→ **Source data**
# # # #

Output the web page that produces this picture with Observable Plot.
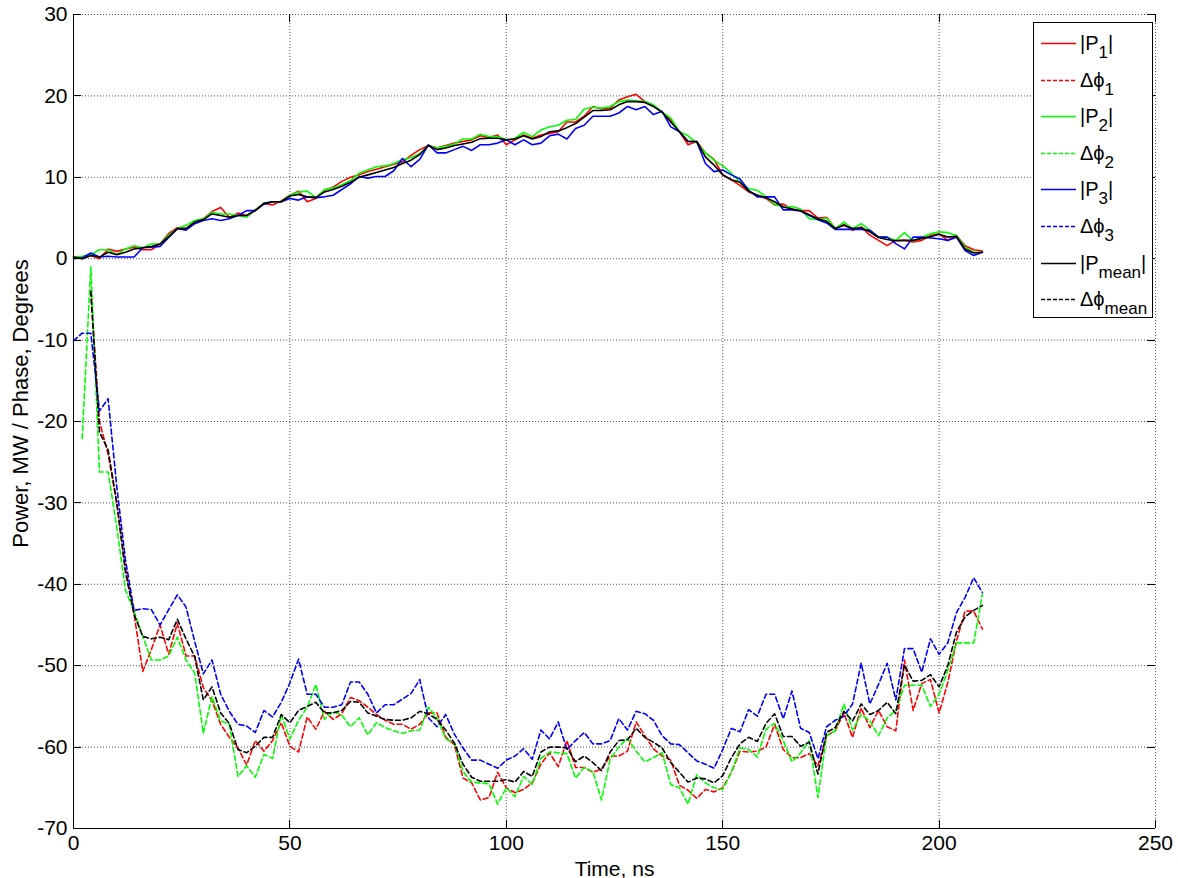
<!DOCTYPE html>
<html><head><meta charset="utf-8">
<script src="https://cdn.jsdelivr.net/npm/d3@7"></script>
<script src="https://cdn.jsdelivr.net/npm/@observablehq/plot@0.6"></script>
<style>
body{margin:0;background:#fff;font-family:"Liberation Sans",Arial,sans-serif}
#wrap{position:relative;width:1178px;height:878px;overflow:hidden}
#legend{position:absolute;left:1033px;top:22px}
</style>
</head><body><div id="wrap"></div>
<script>
// sample times, ns (2 ns sampling)
const time = d3.range(0, 211, 2);
const xTicks = [0, 50, 100, 150, 200, 250];
const yTicks = [-70, -60, -50, -40, -30, -20, -10, 0, 10, 20, 30];

const P1 = [
 0.3,0.0,0.4,0.0,1.2,0.9,1.2,1.4,1.1,1.1,
 1.8,3.1,3.8,3.7,4.5,4.9,5.8,6.3,5.1,5.6,
 5.3,6.0,6.8,6.6,7.1,7.8,8.3,7.0,7.4,8.4,
 8.8,9.5,10.0,10.3,10.7,11.0,11.3,11.6,11.9,12.7,
 13.4,13.9,13.6,13.9,14.2,14.4,14.6,15.1,14.9,15.2,
 14.0,14.6,15.2,14.8,15.2,15.4,15.6,16.8,16.8,17.5,
 18.7,18.4,18.5,19.5,19.9,20.2,19.3,18.8,18.0,17.0,
 15.6,14.0,14.4,13.0,12.2,10.3,9.7,9.0,8.2,7.8,
 7.4,6.6,6.7,6.1,5.9,5.9,5.0,5.1,3.7,4.2,
 3.5,3.9,2.9,2.25,1.6,2.25,2.25,2.05,2.25,2.85,
 3.05,2.25,2.85,1.6,1.1,0.95];
const P2 = [
 0.2,0.3,0.5,1.1,1.1,0.5,1.2,1.6,1.35,1.8,
 1.8,2.9,3.7,4.1,4.7,4.9,5.7,5.5,5.5,5.3,
 5.1,6.0,6.8,7.0,7.0,7.8,8.2,8.3,7.5,8.5,
 8.7,9.1,9.6,10.5,10.9,11.3,11.4,11.7,12.2,12.4,
 12.9,13.9,13.6,13.8,14.1,14.7,14.7,15.3,15.0,15.0,
 14.6,14.8,15.5,15.0,15.8,16.2,16.4,17.0,17.1,18.4,
 18.6,18.5,18.7,19.3,19.5,19.4,19.3,18.9,18.0,17.3,
 15.6,15.1,14.2,13.0,12.1,11.4,10.5,9.4,8.6,8.4,
 7.6,6.7,6.35,6.4,6.1,4.9,4.8,5.0,3.7,4.5,
 3.7,4.3,3.5,2.65,2.65,2.25,3.2,2.2,2.65,3.05,
 3.3,3.2,2.85,1.4,0.8,0.8];
const P3 = [
 0.0,0.1,0.7,0.2,0.3,0.2,0.2,0.2,1.35,1.4,
 1.5,2.6,3.7,3.5,4.3,4.7,4.9,4.7,4.9,5.3,
 5.9,5.9,6.7,7.0,7.0,7.4,7.2,7.6,7.5,7.6,
 7.8,8.5,9.2,10.1,9.9,10.1,10.1,10.8,12.3,11.3,
 12.2,14.0,13.0,13.0,13.4,13.8,13.3,14.0,14.0,14.2,
 14.6,14.0,14.6,14.0,14.2,15.1,15.3,14.7,16.0,16.4,
 17.5,17.5,17.5,17.9,18.7,18.3,18.7,17.7,18.1,16.2,
 15.6,14.4,14.4,11.7,10.7,10.9,10.3,9.8,8.4,7.6,
 7.6,7.6,6.0,6.0,5.85,5.3,4.8,4.4,3.6,3.6,
 3.6,3.6,3.5,2.65,2.65,1.85,1.2,2.65,2.65,2.55,
 2.45,2.25,2.65,1.0,0.4,0.8];
const Pmean = [
 0.2,0.0,0.4,0.2,0.8,0.5,0.8,1.2,1.35,1.5,
 1.8,2.7,3.7,3.7,4.5,4.8,5.5,5.3,5.1,5.3,
 5.3,5.9,6.8,7.0,7.0,7.7,7.9,7.6,7.5,8.2,
 8.5,8.9,9.4,10.0,10.3,10.6,10.9,11.2,11.7,12.1,
 12.8,13.9,13.4,13.6,13.9,14.1,14.3,14.75,14.8,14.8,
 14.6,14.7,15.1,14.7,15.0,15.6,15.7,16.1,16.6,17.4,
 18.2,18.2,18.3,18.9,19.3,19.3,19.2,18.7,18.0,16.8,
 15.6,14.4,14.4,12.5,11.5,10.3,9.7,9.4,8.3,7.8,
 7.5,7.0,6.35,6.1,5.9,5.4,4.9,4.6,3.7,4.1,
 3.7,3.8,3.3,2.6,2.35,2.2,2.25,2.25,2.5,2.7,
 3.0,2.65,2.75,1.2,0.7,0.8];

const phi1 = [
 null,null,-4,-20,-24,-30,-38,-43.7,-50.7,-48,
 -45,-48.6,-44.8,-48.8,-48.8,-52.7,-54.3,-57.2,-58.8,-60.1,
 -62.2,-59.2,-60.5,-59.2,-57.0,-59.9,-60.6,-56.3,-57.8,-55.6,
 -56.6,-55.9,-53.9,-54.3,-55.1,-56.0,-56.7,-57.2,-57.2,-57.8,
 -57.2,-55.8,-55.8,-58.8,-59.7,-63.8,-64.4,-66.5,-66.2,-63.1,
 -65.0,-65.6,-65.2,-64.4,-62.1,-60.7,-62.4,-59.2,-62.5,-62.5,
 -63.1,-62.7,-61.1,-61.1,-60.5,-56.9,-58.6,-60.2,-61.1,-61.6,
 -64.7,-65.3,-66.3,-65.2,-65.5,-65.0,-63.1,-60.5,-60.6,-60.5,
 -60.0,-57.2,-60.3,-61.3,-61.3,-60.8,-62.3,-58.6,-58.0,-55.8,
 -58.8,-55.2,-57.6,-55.5,-57.5,-58.0,-49.3,-55.5,-52.2,-51.7,
 -55.8,-52.1,-47.0,-43.3,-43.3,-45.5];
const phi2 = [
 null,-22.1,-1.0,-26.2,-26.2,-33,-40.7,-43.3,-46.4,-49.3,
 -49.3,-48.8,-46.5,-49.3,-50.9,-58.3,-53.8,-56.8,-57.2,-63.6,
 -62.3,-63.7,-60.9,-61.4,-56.0,-59.0,-56.7,-55.1,-52.3,-56.6,
 -55.6,-56.1,-57.5,-56.4,-58.5,-57.0,-57.6,-58.0,-58.3,-58.0,
 -57.9,-55.1,-56.4,-59.0,-59.5,-63.0,-64.3,-64.4,-64.5,-67.0,
 -65.0,-66.1,-63.6,-64.6,-61.4,-60.6,-60.7,-60.8,-63.8,-62.5,
 -63.0,-66.5,-61.5,-60.0,-58.9,-60.5,-61.8,-61.3,-60.7,-64.6,
 -65.0,-67.0,-63.4,-64.4,-65.0,-65.2,-63.1,-60.1,-60.3,-61.2,
 -57.8,-57.1,-59.2,-61.8,-60.7,-59.2,-66.2,-58.6,-58.0,-54.7,
 -57.9,-56.0,-56.8,-58.6,-56.4,-55.5,-52.4,-52.4,-52.4,-55.0,
 -53.5,-50.6,-47.2,-47.2,-47.2,-41.2];
const phi3 = [
 -10.1,-9.15,-9.15,-18.7,-17.2,-28,-37,-43.2,-43.0,-43.1,
 -45.0,-43.1,-41.3,-42.8,-47.0,-51.0,-49.3,-53.5,-55.6,-57.2,
 -57.4,-58.2,-55.5,-56.3,-54.5,-52.1,-49.2,-53.5,-53.5,-55.1,
 -55.1,-54.8,-52.0,-52.0,-53.5,-55.8,-54.8,-54.8,-54.1,-53.4,
 -51.7,-56.4,-57.5,-56.0,-58.4,-60.1,-61.6,-61.6,-62.1,-62.6,
 -61.6,-61.1,-60.2,-61.5,-57.9,-59.0,-56.9,-60.3,-59.2,-58.2,
 -59.6,-59.6,-59.2,-56.5,-57.9,-55.6,-55.9,-56.7,-58.6,-59.6,
 -59.7,-60.7,-61.7,-62.1,-62.6,-60.3,-57.7,-58.1,-55.4,-56.2,
 -53.5,-53.5,-56.5,-53.1,-57.7,-58.2,-61.4,-57.5,-56.7,-56.2,
 -54.7,-49.7,-54.7,-52.3,-49.7,-54.2,-47.9,-47.9,-50.8,-46.7,
 -48.6,-47.2,-43.5,-41.6,-39.2,-41.0];
const phiMean = [
 null,null,-4,-21.3,-23.5,-30,-38.5,-43.7,-46.4,-46.7,
 -46.5,-46.8,-44.3,-46.7,-48.9,-54.2,-52.6,-55.8,-57.1,-60.3,
 -60.7,-59.9,-58.8,-58.8,-56.0,-57.0,-55.5,-55.0,-54.5,-55.8,
 -55.8,-55.5,-54.4,-54.5,-55.8,-56.2,-56.6,-56.7,-56.7,-56.4,
 -55.6,-55.9,-56.6,-57.9,-59.5,-62.1,-63.7,-64.2,-64.2,-64.2,
 -64.0,-64.3,-63.0,-63.6,-60.6,-60.0,-60.0,-60.1,-61.8,-61.1,
 -61.9,-62.9,-60.6,-59.2,-59.1,-57.7,-58.8,-59.4,-60.1,-61.9,
 -63.1,-64.3,-63.8,-63.9,-64.4,-63.5,-61.3,-59.6,-58.8,-59.3,
 -57.1,-55.9,-58.7,-58.7,-59.9,-59.4,-63.3,-58.2,-57.6,-55.6,
 -56.8,-54.7,-56.0,-55.5,-54.5,-55.9,-49.9,-51.9,-51.8,-51.1,
 -52.6,-50.0,-45.9,-44.0,-43.2,-42.6];

const seriesNames = ["|P1|", "Δϕ1", "|P2|", "Δϕ2", "|P3|", "Δϕ3", "|Pmean|", "Δϕmean"];
const seriesValues = [P1, phi1, P2, phi2, P3, phi3, Pmean, phiMean];
const seriesColors = ["#ff0000", "#ff0000", "#00ff00", "#00ff00", "#0000ff", "#0000ff", "#000000", "#000000"];
const seriesDashed = [false, true, false, true, false, true, false, true];
const legendMain = ["|P", "Δϕ", "|P", "Δϕ", "|P", "Δϕ", "|P", "Δϕ"];
const legendSub = ["1", "1", "2", "2", "3", "3", "mean", "mean"];
const legendTail = ["|", "", "|", "", "|", "", "|", ""];

const FONT = "'Liberation Sans', Arial, sans-serif";
const FS = 21;

const lineMarks = seriesValues.map((vals, k) => {
  const data = [];
  vals.forEach((v, i) => { if (v != null) data.push({t: time[i], v}); });
  return Plot.line(data, {
    x: "t", y: "v", stroke: seriesColors[k], strokeWidth: 1.6,
    strokeDasharray: seriesDashed[k] ? "5,3" : null
  });
});

const chart = Plot.plot({
  width: 1178, height: 878,
  marginLeft: 73, marginRight: 23, marginTop: 14, marginBottom: 50,
  style: {fontFamily: FONT, fontSize: FS + "px", background: "#fff", color: "#000"},
  x: {domain: [0, 250], ticks: xTicks},
  y: {domain: [-70, 30], ticks: yTicks},
  marks: [
    Plot.gridX(xTicks, {stroke: "#555", strokeOpacity: 1, strokeWidth: 1, strokeDasharray: "1,2"}),
    Plot.gridY(yTicks, {stroke: "#555", strokeOpacity: 1, strokeWidth: 1, strokeDasharray: "1,2"}),
    Plot.axisX(xTicks, {tickSize: 0, tickPadding: 7, fontSize: FS, label: null, tickFormat: d => String(d)}),
    Plot.axisY(yTicks, {tickSize: 0, tickPadding: 6, fontSize: FS, label: null, tickFormat: d => String(d)}),
    Plot.ruleX([0], {stroke: "#000", strokeWidth: 1}),
    Plot.ruleY([-70], {stroke: "#000", strokeWidth: 1}),
    ...lineMarks,
    Plot.text(["Time, ns"], {frameAnchor: "bottom", dy: 47, fontSize: FS, fill: "#000", textAnchor: "middle"}),
    Plot.text(["Power, MW / Phase, Degrees"], {frameAnchor: "left", dx: -53, dy: -18, rotate: -90, textAnchor: "middle", fontSize: 22, fill: "#000"})
  ]
});

// inward tick marks using the plot's own scales
const sx = chart.scale("x"), sy = chart.scale("y");
const svg = d3.select(chart);
const tg = svg.append("g").attr("stroke", "#000").attr("stroke-width", 1);
const x0 = sx.apply(0), x1 = sx.apply(250), y0 = sy.apply(-70), y1 = sy.apply(30);
xTicks.forEach(t => {
  const x = Math.round(sx.apply(t)) + 0.5;
  tg.append("line").attr("x1", x).attr("x2", x).attr("y1", y0).attr("y2", y0 - 8);
  tg.append("line").attr("x1", x).attr("x2", x).attr("y1", y1).attr("y2", y1 + 8);
});
yTicks.forEach(v => {
  const y = Math.round(sy.apply(v)) + 0.5;
  tg.append("line").attr("x1", x0).attr("x2", x0 + 8).attr("y1", y).attr("y2", y);
  tg.append("line").attr("x1", x1).attr("x2", x1 - 8).attr("y1", y).attr("y2", y);
});

const wrap = document.getElementById("wrap");
wrap.appendChild(chart);

// legend
const LW = 120, LH = 296, rowH = 36.6, first = 21;
let lg = `<svg width="${LW}" height="${LH}" xmlns="http://www.w3.org/2000/svg" style="font-family:${FONT}">`;
lg += `<rect x="0.5" y="0.5" width="${LW - 1}" height="${LH - 1}" fill="#fff" stroke="#000" stroke-width="1"/>`;
seriesNames.forEach((n, k) => {
  const y = Math.round(first + k * rowH) + 0.5;
  lg += `<line x1="8" x2="43" y1="${y}" y2="${y}" stroke="${seriesColors[k]}" stroke-width="1.6" ${seriesDashed[k] ? 'stroke-dasharray="4,2"' : ''}/>`;
  lg += `<text x="47" y="${y + 6}" font-size="20" fill="#000">${legendMain[k]}<tspan dy="8" font-size="17">${legendSub[k]}</tspan><tspan dy="-8">${legendTail[k]}</tspan></text>`;
});
lg += `</svg>`;
const legend = document.createElement("div");
legend.id = "legend";
legend.innerHTML = lg;
wrap.appendChild(legend);
</script>
</body></html>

# # # #

Would you reproduce the lines above, from the very first through the line containing "10, 20, 30];", exactly and without the pictures?

→ **Result of the exercise**
Output the web page that produces this picture with Observable Plot.
<!DOCTYPE html>
<html><head><meta charset="utf-8">
<script src="https://cdn.jsdelivr.net/npm/d3@7"></script>
<script src="https://cdn.jsdelivr.net/npm/@observablehq/plot@0.6"></script>
<style>
body{margin:0;background:#fff;font-family:"Liberation Sans",Arial,sans-serif}
#wrap{position:relative;width:1178px;height:878px;overflow:hidden}
#legend{position:absolute;left:1033px;top:22px}
</style>
</head><body><div id="wrap"></div>
<script>
// sample times, ns (2 ns sampling)
const time = d3.range(0, 211, 2);
const xTicks = [0, 50, 100, 150, 200, 250];
const yTicks = [-70, -60, -50, -40, -30, -20, -10, 0, 10, 20, 30];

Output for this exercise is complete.